Bir başka özelliğini de toplantıdaki konuşmasından öğreniyoruz. Kısaca özetlersek şöyle: Çin’in idari yapısı çok değişti. Şehirler artık, yabancı yatırım çekmek için Amerikan eyaletlerinde olduğu gibi aralarında yarışıyorlar. Ama bunu çok az Çinli biliyormuş. Çinliler bu gerçeği, kendisinin yazdığı Çin Etkisi adlı kitabından öğrenmişler ve çok şaşırmışlar.

Görüldüğü üzere parababaları adına konuşmaya ehil biri olduğunda hiç kuşku yok.

Ohmae; özellikle iletişim alanındaki gelişmelerin ticarette yeni fırsatlar yarattığına dikkat çekiyor. Parababalarına şunları söylüyor: “Yapılması gereken şey, zenginliği dünyanın geri kalanından bulunduğunuz yere getirmek. İşler telefon hattı ve internet üzerinden taşınabiliyor ve bu sayede zengin ve refah sahibi olmak için artık zengin bir ülkede, büyük bir piyasada doğmuş olmanız gerekmiyor.”

Şu sözler de onun: “Bütün dünya parayla doludur… Para artık en ucuz metadır ve artık onu dünyanın geri kalanından nasıl çekeceğinizi bildiğiniz sürece kritik bir kaynak değildir… Yatırım piyasasına güvenilir ve tutarlı bir hikaye sunabilirseniz hepsinin kalbini kazanırsınız.”

Bu zata göre; 21. yüzyıla girerken eski ekonomi artık geçerliliğini yitirdi ve geleneksel ulusal devletler, yerlerini ticaret sınırlamalarının kaldırıldığı kenar bölgelere bırakıyor. Ulus-Devlet modelinin yerine artık bölgesel devlet modeli yerleşiyor; büyük ulus devletler, özellikle de merkezden kontrol edilen ulus devletlerin başı dertte. Refahtan giderek uzaklaşmak tehlikesi, onları bekliyor. 70 milyonluk ve idari bölgelere ayrılmamış ülkeler, sermayeyi ve şirketleri dünyanın geri kalanından çekebilmek için elverişli değil.
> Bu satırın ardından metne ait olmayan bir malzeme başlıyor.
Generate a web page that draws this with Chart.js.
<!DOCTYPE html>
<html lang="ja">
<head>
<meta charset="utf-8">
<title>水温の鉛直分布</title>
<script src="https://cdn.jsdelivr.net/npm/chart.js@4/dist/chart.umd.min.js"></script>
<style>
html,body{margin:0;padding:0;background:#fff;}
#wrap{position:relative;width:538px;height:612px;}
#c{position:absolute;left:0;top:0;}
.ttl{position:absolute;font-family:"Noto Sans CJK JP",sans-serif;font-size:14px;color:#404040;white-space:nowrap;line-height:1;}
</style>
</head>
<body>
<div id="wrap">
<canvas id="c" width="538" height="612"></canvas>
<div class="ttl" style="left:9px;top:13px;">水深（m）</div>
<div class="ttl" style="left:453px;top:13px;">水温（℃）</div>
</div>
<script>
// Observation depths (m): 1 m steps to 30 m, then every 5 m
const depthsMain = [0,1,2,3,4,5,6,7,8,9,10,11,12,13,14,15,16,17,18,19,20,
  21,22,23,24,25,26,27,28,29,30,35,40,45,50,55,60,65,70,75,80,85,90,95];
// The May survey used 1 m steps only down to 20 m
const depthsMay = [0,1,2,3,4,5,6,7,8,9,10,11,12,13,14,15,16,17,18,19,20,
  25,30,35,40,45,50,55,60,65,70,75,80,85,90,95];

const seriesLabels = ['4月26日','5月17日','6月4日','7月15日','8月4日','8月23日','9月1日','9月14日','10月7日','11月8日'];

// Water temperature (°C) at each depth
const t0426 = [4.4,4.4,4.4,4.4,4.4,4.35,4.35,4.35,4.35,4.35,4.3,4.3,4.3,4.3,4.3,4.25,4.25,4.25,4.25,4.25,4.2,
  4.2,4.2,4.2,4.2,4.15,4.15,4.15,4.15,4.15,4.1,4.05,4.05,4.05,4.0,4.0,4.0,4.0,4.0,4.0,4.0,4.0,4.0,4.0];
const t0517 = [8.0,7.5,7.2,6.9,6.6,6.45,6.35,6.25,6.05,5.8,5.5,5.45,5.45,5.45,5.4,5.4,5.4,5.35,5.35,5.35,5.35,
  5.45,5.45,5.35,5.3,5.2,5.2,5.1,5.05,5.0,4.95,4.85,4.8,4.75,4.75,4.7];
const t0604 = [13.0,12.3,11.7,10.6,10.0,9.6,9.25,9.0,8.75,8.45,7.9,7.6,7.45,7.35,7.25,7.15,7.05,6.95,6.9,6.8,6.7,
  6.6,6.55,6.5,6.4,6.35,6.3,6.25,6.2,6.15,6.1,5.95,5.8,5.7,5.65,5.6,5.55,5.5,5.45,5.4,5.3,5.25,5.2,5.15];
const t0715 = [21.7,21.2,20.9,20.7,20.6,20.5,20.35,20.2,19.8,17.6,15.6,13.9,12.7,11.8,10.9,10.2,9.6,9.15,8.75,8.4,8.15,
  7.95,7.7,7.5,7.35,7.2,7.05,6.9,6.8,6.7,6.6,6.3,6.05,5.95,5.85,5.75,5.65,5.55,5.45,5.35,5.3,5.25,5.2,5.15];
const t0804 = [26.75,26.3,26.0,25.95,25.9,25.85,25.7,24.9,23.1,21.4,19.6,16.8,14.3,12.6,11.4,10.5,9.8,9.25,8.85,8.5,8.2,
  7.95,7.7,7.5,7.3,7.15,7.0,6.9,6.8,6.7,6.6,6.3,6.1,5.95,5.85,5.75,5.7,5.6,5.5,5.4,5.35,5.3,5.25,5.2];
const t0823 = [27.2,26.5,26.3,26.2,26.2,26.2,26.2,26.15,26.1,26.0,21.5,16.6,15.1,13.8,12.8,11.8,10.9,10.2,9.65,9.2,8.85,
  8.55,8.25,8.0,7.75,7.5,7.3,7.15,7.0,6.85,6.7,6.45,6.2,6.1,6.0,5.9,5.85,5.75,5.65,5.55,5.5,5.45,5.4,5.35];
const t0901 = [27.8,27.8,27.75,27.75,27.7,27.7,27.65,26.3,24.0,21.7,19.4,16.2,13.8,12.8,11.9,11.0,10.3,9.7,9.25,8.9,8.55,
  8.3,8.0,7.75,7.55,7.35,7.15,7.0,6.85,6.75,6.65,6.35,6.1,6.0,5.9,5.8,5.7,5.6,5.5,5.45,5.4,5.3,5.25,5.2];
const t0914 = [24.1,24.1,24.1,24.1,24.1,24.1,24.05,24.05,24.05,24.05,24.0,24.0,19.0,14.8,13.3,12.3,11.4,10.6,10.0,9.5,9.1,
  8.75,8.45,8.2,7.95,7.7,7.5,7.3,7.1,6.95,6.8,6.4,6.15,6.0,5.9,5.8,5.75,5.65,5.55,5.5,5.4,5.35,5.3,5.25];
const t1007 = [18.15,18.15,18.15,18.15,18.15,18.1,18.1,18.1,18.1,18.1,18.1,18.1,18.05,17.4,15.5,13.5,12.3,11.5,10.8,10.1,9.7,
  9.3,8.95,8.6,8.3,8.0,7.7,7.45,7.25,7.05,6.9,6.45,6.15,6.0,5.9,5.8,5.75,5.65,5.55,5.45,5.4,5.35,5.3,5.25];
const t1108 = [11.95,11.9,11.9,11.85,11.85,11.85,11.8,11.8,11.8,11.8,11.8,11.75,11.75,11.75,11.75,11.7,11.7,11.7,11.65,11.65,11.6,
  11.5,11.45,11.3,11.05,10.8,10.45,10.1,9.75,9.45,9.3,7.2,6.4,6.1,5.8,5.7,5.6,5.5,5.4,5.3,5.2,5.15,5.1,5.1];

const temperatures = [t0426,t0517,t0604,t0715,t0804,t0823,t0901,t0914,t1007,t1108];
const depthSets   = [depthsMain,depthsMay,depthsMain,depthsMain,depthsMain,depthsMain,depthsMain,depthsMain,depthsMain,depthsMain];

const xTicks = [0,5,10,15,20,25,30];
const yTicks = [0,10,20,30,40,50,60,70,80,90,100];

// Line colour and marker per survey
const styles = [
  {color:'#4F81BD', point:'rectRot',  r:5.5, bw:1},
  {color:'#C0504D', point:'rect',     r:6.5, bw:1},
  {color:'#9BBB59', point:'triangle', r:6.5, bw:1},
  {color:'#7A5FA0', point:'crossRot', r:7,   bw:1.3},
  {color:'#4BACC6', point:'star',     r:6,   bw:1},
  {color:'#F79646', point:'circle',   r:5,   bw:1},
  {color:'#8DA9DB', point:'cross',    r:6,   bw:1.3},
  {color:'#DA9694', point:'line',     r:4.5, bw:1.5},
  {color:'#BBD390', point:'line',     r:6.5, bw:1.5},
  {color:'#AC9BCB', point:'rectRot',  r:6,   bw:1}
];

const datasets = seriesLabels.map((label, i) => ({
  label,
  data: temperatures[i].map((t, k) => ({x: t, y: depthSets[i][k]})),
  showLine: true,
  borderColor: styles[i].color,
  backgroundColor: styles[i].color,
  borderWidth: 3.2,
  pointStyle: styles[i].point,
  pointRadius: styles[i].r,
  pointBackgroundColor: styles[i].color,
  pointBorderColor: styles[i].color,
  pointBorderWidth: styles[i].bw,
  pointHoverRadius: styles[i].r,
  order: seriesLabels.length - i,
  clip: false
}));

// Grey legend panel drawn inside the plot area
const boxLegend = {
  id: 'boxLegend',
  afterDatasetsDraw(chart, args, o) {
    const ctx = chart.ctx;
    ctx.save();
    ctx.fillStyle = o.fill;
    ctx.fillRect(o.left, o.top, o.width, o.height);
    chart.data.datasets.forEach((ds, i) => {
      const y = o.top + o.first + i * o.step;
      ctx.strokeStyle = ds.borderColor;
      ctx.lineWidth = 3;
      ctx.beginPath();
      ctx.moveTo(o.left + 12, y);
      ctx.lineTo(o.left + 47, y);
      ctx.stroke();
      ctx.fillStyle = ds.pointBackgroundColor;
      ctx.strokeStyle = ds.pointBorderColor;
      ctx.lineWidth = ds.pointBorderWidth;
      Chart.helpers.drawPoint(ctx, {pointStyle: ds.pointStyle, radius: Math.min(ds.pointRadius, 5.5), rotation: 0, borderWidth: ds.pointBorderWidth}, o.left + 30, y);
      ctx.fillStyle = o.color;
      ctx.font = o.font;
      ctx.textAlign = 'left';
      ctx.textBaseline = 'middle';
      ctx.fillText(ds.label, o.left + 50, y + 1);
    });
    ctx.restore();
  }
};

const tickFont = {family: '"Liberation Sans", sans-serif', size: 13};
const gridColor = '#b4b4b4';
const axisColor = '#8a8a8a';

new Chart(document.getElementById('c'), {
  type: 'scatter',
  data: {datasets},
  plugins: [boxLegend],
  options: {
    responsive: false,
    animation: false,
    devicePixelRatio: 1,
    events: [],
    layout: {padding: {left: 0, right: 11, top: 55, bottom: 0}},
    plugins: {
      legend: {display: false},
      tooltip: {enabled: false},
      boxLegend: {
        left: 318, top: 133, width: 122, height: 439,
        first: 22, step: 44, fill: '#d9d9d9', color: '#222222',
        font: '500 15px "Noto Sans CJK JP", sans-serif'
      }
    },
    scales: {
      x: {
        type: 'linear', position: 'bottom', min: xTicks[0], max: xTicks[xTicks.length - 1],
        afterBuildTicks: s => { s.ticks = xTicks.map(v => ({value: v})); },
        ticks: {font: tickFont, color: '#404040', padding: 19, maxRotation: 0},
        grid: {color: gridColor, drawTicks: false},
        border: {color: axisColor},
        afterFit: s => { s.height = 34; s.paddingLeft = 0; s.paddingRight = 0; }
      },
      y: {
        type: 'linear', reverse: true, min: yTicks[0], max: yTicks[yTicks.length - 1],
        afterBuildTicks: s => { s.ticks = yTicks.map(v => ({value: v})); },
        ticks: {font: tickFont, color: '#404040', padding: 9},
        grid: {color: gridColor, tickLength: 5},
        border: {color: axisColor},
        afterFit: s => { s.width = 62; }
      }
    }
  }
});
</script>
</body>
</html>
Bu görüşlerini pekiştirmek için Çin’den örnekler veriyor: Çin’de nüfusu 1 milyonu aşkın 166 belediye olduğunu ve yöneticilerine kentlerini %7 büyüme hızına ulaştırma dışında kendi kararlarını verme yetkileriyle donatıldıklarını ve iki yıl büyüme hızını yakalayamayanların işten atıldığını; bu nedenle de dışarıdan para çekmek zorunda olduklarını söylüyor.

Biz parababalarının gelecek özlemini, emperyalizmin küçük lokma gereksinmesinin karşılanması diye tanımlıyoruz.

Dr. Kenichi Ohmae’ne göre, ekonomide refah üreten dört kritik kaynak var: İletişim, sermaye, işbirliği ve tüketiciler. Dikkatinizi çekmiştir; refahın asıl muhatabı olması gereken insanlar, tüketici sıfatıyla yer alıyor.

İçinde yaşadığımız coğrafya, tam da bu anlayışla kan gölüne dönüştürüldü. Gelecek böyle biçimlendiriliyor. Temel motifin kâr olduğu bir sistemden zaten başka bir şey beklemenin anlamı yok.

Neyse her şey o denli açık ki; yazıyı alıntılara boğmak gerekmiyor.